There are nearly 400,000 children living in foster care placement in the United States. This statistic is quite shocking. To properly put this into perspective – there are the same number of children in foster care as roughly the populations of the following cities (each with populations around 400,000 as of the last census): Arlington, TX, Wichita, KS, Cleveland, OH, Minneapolis, MN, Tulsa, OK, Oakland, CA and Miami, FL. Imagine if each of the inhabitants of any of these cities was homeless or had fallen to an epidemic, etc. There would (rightly so) be public outcry. How is it not the case that this many of our country’s children are in foster care and the problem is one that by and large is ignored.

As a family who has adopted multiple times, this author is shocked at one of the first questions which often comes up about our adopted children, “What country are they from?” There are several responses which we have given, depending on the person asking, the situation and by our general mood. Most of the time, we take the opportunity to kindly educate about our general opinion about the landscape of adoption and specifically the need for more adoptions from foster care.

There are many risk in any adoption – many are legally considered a legal risk adoption – meaning that there is a risk that the biological parent(s) of the child or children may change their mind or be reunited with the children – which is the goal in most cases in the states’ child care systems – reunification. However, there are more cases which this is simply not going to be a viable option for many families and children in foster care.

Agencies charged with monitoring these care programs are generally overworked and unable to find enough homes to permanently place children into to give them the opportunities which are available in this country. For those considering adoption from foster facility, it is important to become very educated about the process and to be honest with oneself, as well as your case worker.

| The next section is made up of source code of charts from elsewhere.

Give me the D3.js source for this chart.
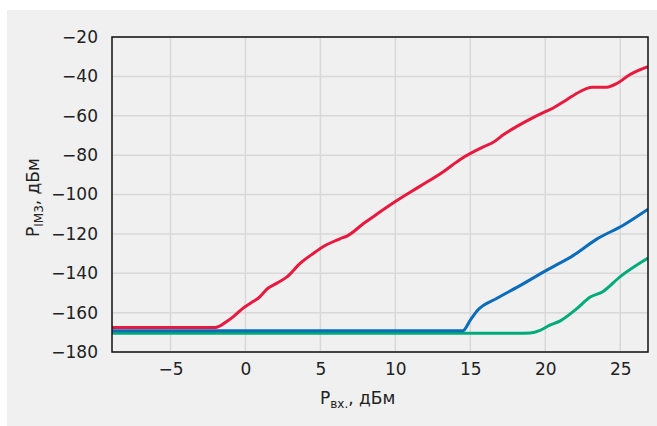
<!DOCTYPE html>
<html>
<head>
<meta charset="utf-8">
<script src="https://cdn.jsdelivr.net/npm/d3@7"></script>
<style>
  body { margin: 0; background: #fff; }
  text { font-family: "DejaVu Sans", sans-serif; fill: #222; }
</style>
</head>
<body>
<script>
// IM3 power vs input power, three curves
var xTicks = [-5, 0, 5, 10, 15, 20, 25];
var yTicks = [-180, -160, -140, -120, -100, -80, -60, -40, -20];

var redX = [-8.9, -2.0, -1.25, -0.8, -0.15, 0.5, 0.85, 1.5, 2.1, 2.75, 3.65, 4.55, 5.2, 6.3, 6.8, 7.9, 8.8, 10.0, 11.6, 13.2, 14.3, 15.9, 16.5, 17.2, 18.8, 20.0, 20.5, 21.4, 22.3, 23.1, 24.1, 24.8, 25.6, 26.85];
var redY = [-167.5, -167.5, -164.5, -162, -157.7, -154.4, -152.7, -147.6, -145, -142, -135, -129.8, -126.4, -122.5, -121, -114.6, -109.8, -103.6, -96, -88.4, -82.3, -75.7, -73.6, -69.7, -62.5, -57.9, -56.2, -52, -47.8, -45.5, -45.5, -43.5, -39.3, -35.1];

var blueX = [-8.9, 14.5, 15.0, 15.5, 16.75, 18.1, 20.1, 21.9, 23.4, 25.2, 26.85];
var blueY = [-169.2, -169.2, -163.8, -158.7, -152.8, -147.2, -138.4, -130.8, -122.8, -115.6, -107.5];

var greenX = [-8.9, 18.1, 19.0, 19.65, 20.3, 21.0, 22.1, 23.0, 23.8, 25.0, 26.85];
var greenY = [-170.5, -170.5, -170.3, -169, -166.4, -164.2, -158, -152.1, -149.5, -141.7, -132.3];

var width = 657, height = 426;
var mLeft = 112, mRight = 648, mTop = 37, mBottom = 352;

var svg = d3.select("body").append("svg")
    .attr("width", width)
    .attr("height", height);

svg.append("rect")
    .attr("x", 7).attr("y", 10)
    .attr("width", width - 7).attr("height", height - 10)
    .style("fill", "#f0f0f0");

var x = d3.scaleLinear().domain([-8.9, 26.85]).range([mLeft, mRight]);
var y = d3.scaleLinear().domain([-180, -20]).range([mBottom, mTop]);

// grid
svg.append("g").selectAll("line")
    .data(xTicks).enter().append("line")
    .attr("x1", function (d) { return x(d); })
    .attr("x2", function (d) { return x(d); })
    .attr("y1", mTop).attr("y2", mBottom)
    .style("stroke", "#d8d8d8").style("stroke-width", 1.5);

svg.append("g").selectAll("line")
    .data(yTicks).enter().append("line")
    .attr("y1", function (d) { return y(d); })
    .attr("y2", function (d) { return y(d); })
    .attr("x1", mLeft).attr("x2", mRight)
    .style("stroke", "#d8d8d8").style("stroke-width", 1.5);

// axes (labels only, frame drawn separately)
var xAxis = svg.append("g")
    .attr("transform", "translate(0," + mBottom + ")")
    .call(d3.axisBottom(x).tickValues(xTicks).tickSize(0).tickPadding(11));
var yAxis = svg.append("g")
    .attr("transform", "translate(" + mLeft + ",0)")
    .call(d3.axisLeft(y).tickValues(yTicks).tickSize(0).tickPadding(14));
[xAxis, yAxis].forEach(function (a) {
    a.select(".domain").remove();
    a.selectAll("text")
        .style("font-family", "'DejaVu Sans', sans-serif")
        .style("font-size", "17px")
        .style("fill", "#222");
});

svg.append("clipPath").attr("id", "plot")
    .append("rect")
    .attr("x", mLeft).attr("y", mTop)
    .attr("width", mRight - mLeft).attr("height", mBottom - mTop);

var line = d3.line()
    .x(function (d) { return x(d[0]); })
    .y(function (d) { return y(d[1]); })
    .curve(d3.curveMonotoneX);

var series = [
    {xs: greenX, ys: greenY, color: "#00ab7a"},
    {xs: blueX, ys: blueY, color: "#0b6dba"},
    {xs: redX, ys: redY, color: "#e8193e"}
];

svg.append("g").attr("clip-path", "url(#plot)")
    .selectAll("path")
    .data(series).enter().append("path")
    .attr("d", function (s) { return line(d3.zip(s.xs, s.ys)); })
    .style("fill", "none")
    .style("stroke", function (s) { return s.color; })
    .style("stroke-width", 3)
    .style("stroke-linejoin", "round");

// frame
svg.append("rect")
    .attr("x", mLeft).attr("y", mTop)
    .attr("width", mRight - mLeft).attr("height", mBottom - mTop)
    .style("fill", "none").style("stroke", "#111").style("stroke-width", 1.5);

// axis titles
var xt = svg.append("text")
    .attr("x", 320).attr("y", 404)
    .style("font-size", "17px");
xt.append("tspan").text("P");
xt.append("tspan").attr("dy", 4).style("font-size", "12px").text("вх.");
xt.append("tspan").attr("dy", -4).text(", дБм");

var yt = svg.append("text")
    .attr("transform", "translate(39,237) rotate(-90)")
    .style("font-size", "17px");
yt.append("tspan").text("P");
yt.append("tspan").attr("dy", 4).style("font-size", "12px").text("IM3");
yt.append("tspan").attr("dy", -4).text(", дБм");
</script>
</body>
</html>
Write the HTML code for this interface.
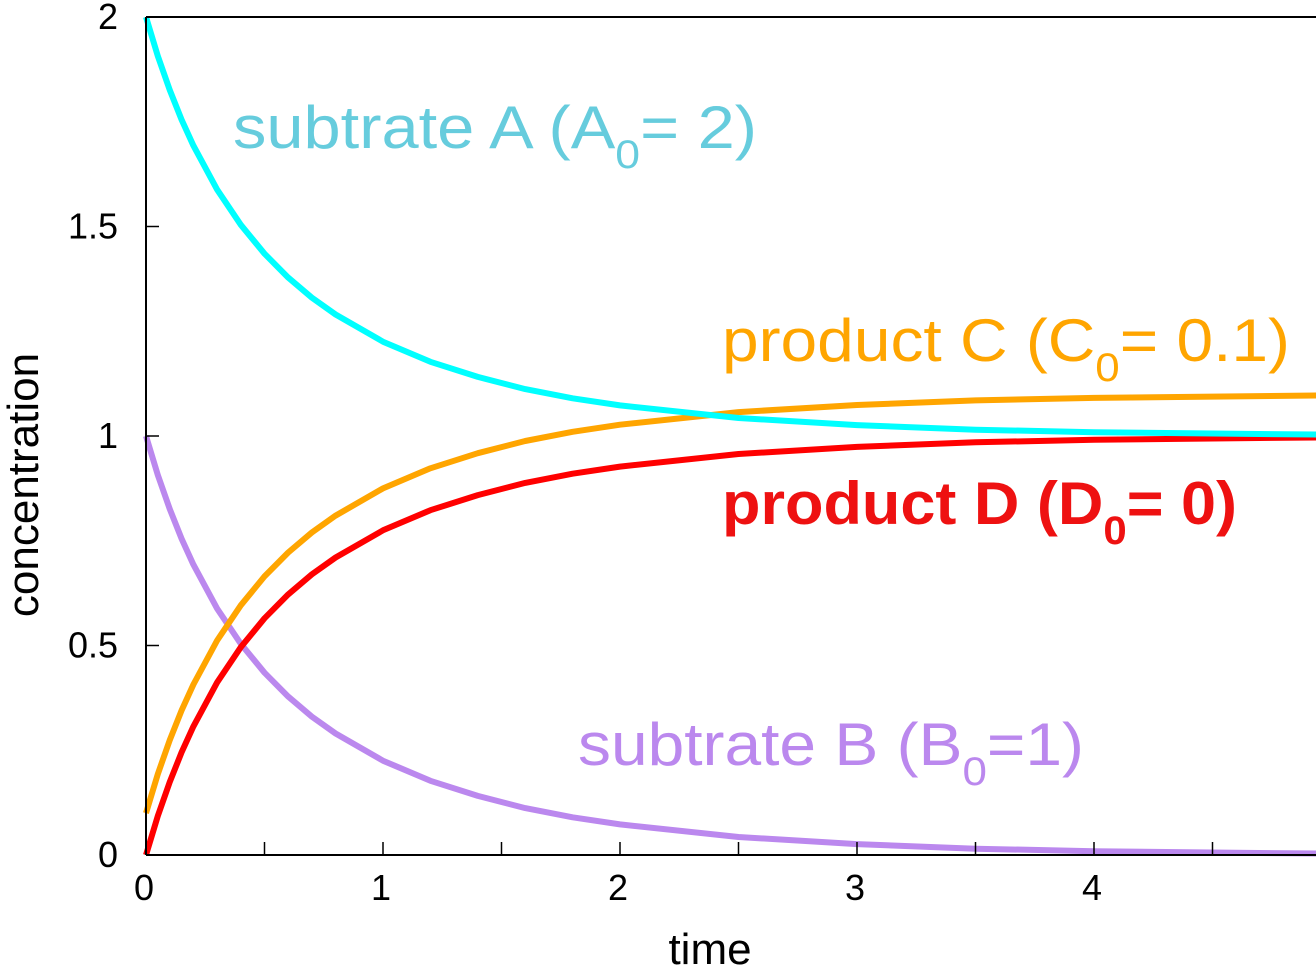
<!DOCTYPE html>
<html><head><meta charset="utf-8"><style>
html,body{margin:0;padding:0;background:#fff;}
svg{display:block;font-family:"Liberation Sans",Arial,sans-serif;}
</style></head><body>
<svg id="chart" width="1316" height="977" viewBox="0 0 1316 977">
<g id="curves"></g>
<g id="axes"></g>
<text x="233" y="148" font-size="60" fill="#66ccdd" textLength="524" lengthAdjust="spacingAndGlyphs">subtrate A (A<tspan font-size="40" dy="20">0</tspan><tspan dy="-20">= 2)</tspan></text>
<text x="722" y="361" font-size="60" fill="#ffa500" textLength="568" lengthAdjust="spacingAndGlyphs">product C (C<tspan font-size="40" dy="20">0</tspan><tspan dy="-20">= 0.1)</tspan></text>
<text x="722" y="524" font-size="60" font-weight="bold" fill="#ee1111" textLength="515" lengthAdjust="spacingAndGlyphs">product D (D<tspan font-size="40" dy="20">0</tspan><tspan dy="-20">= 0)</tspan></text>
<text x="578" y="765" font-size="60" fill="#bb88ee" textLength="506" lengthAdjust="spacingAndGlyphs">subtrate B (B<tspan font-size="40" dy="20">0</tspan><tspan dy="-20">=1)</tspan></text>
<text x="710" y="964" font-size="44" text-anchor="middle">time</text>
<text transform="translate(38,485) rotate(-90)" font-size="44" text-anchor="middle">concentration</text>
</svg>
<script>
const times = [0,0.05,0.1,0.15,0.2,0.3,0.4,0.5,0.6,0.7,0.8,1.0,1.2,1.4,1.6,1.8,2.0,2.5,3.0,3.5,4.0,4.5,5.0];
const seriesA = [2,1.907,1.826,1.755,1.693,1.588,1.504,1.435,1.378,1.330,1.290,1.225,1.177,1.141,1.112,1.090,1.073,1.043,1.026,1.015,1.009,1.006,1.003];
const seriesB = [1,0.907,0.826,0.755,0.693,0.588,0.504,0.435,0.378,0.330,0.290,0.225,0.177,0.141,0.112,0.090,0.073,0.043,0.026,0.015,0.009,0.006,0.003];
const seriesC = [0.1,0.193,0.274,0.345,0.407,0.512,0.596,0.665,0.722,0.770,0.810,0.875,0.923,0.959,0.988,1.010,1.027,1.057,1.074,1.085,1.091,1.094,1.097];
const seriesD = [0,0.093,0.174,0.245,0.307,0.412,0.496,0.565,0.622,0.670,0.710,0.775,0.823,0.859,0.888,0.910,0.927,0.957,0.974,0.985,0.991,0.994,0.997];
const xTicks = [0,1,2,3,4];
const yTicks = [0,0.5,1,1.5,2];
const yTickLabels = ["0","0.5","1","1.5","2"];

const NS="http://www.w3.org/2000/svg";
const X0=146, PX=237, Y0=855, PY=419;
function xs(v){return X0+v*PX;}
function ys(v){return Y0-v*PY;}
const curves=document.getElementById('curves');
const axes=document.getElementById('axes');
const clip=document.createElementNS(NS,'clipPath');clip.setAttribute('id','pc');
const cr=document.createElementNS(NS,'rect');cr.setAttribute('x',X0-4);cr.setAttribute('y',12);cr.setAttribute('width',1316-X0+4);cr.setAttribute('height',848);
clip.appendChild(cr);document.getElementById('chart').appendChild(clip);
curves.setAttribute('clip-path','url(#pc)');
function drawSeries(vals,color,name){
  const p=document.createElementNS(NS,'polyline');
  p.setAttribute('points',vals.map((v,i)=>xs(times[i]).toFixed(1)+','+ys(v).toFixed(1)).join(' '));
  p.setAttribute('fill','none');p.setAttribute('stroke',color);p.setAttribute('stroke-width','6');
  p.setAttribute('stroke-linejoin','round');
  
  
  curves.appendChild(p);
}
drawSeries(seriesB,'#bb88ee','series-substrate-b');
drawSeries(seriesD,'#ff0000','series-product-d');
drawSeries(seriesC,'#ffa500','series-product-c');
drawSeries(seriesA,'#00ffff','series-substrate-a');
function line(x1,y1,x2,y2,w,name){
  const l=document.createElementNS(NS,'line');
  l.setAttribute('x1',x1);l.setAttribute('y1',y1);l.setAttribute('x2',x2);l.setAttribute('y2',y2);
  l.setAttribute('stroke','#000');l.setAttribute('stroke-width',w);
  
  
  axes.appendChild(l);
}
line(X0,ys(2),1316,ys(2),2,'top-border');
line(X0,ys(2),X0,Y0,2,'y-axis-line');
line(X0,Y0,1316,Y0,2,'x-axis-line');
function text(x,y,s,anchor,name){
  const t=document.createElementNS(NS,'text');
  t.setAttribute('x',x);t.setAttribute('y',y);t.setAttribute('font-size','36');t.setAttribute('text-anchor',anchor);
  t.textContent=s;
  
  
  axes.appendChild(t);
}
xTicks.forEach(v=>{
  line(xs(v),Y0,xs(v),Y0-13,1.5,'x-tick');
  if(v+0.5<5) line(xs(v+0.5),Y0,xs(v+0.5),Y0-13,1.5,'x-minor-tick');
  text(xs(v)-2,900,String(v),'middle','x-tick-label');
});
yTicks.forEach((v,i)=>{
  line(X0,ys(v),X0+13,ys(v),1.5,'y-tick');
  text(118,ys(v)+12,yTickLabels[i],'end','y-tick-label');
});
</script>
</body></html>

Most caseworkers use a type of client management or human services software to match families with children in the foster care system. This matching is not perfect, but can help prevent potential placement match problems if all are honest and the information is accurately recorded. Many people think of adoption as a type of savior relationship or as a child shopping. There are no money-back guarantees with any child – adopted or not. (Sometimes, I marvel that our adopted children excel in areas that one would expect our biological offspring to and vice versa.)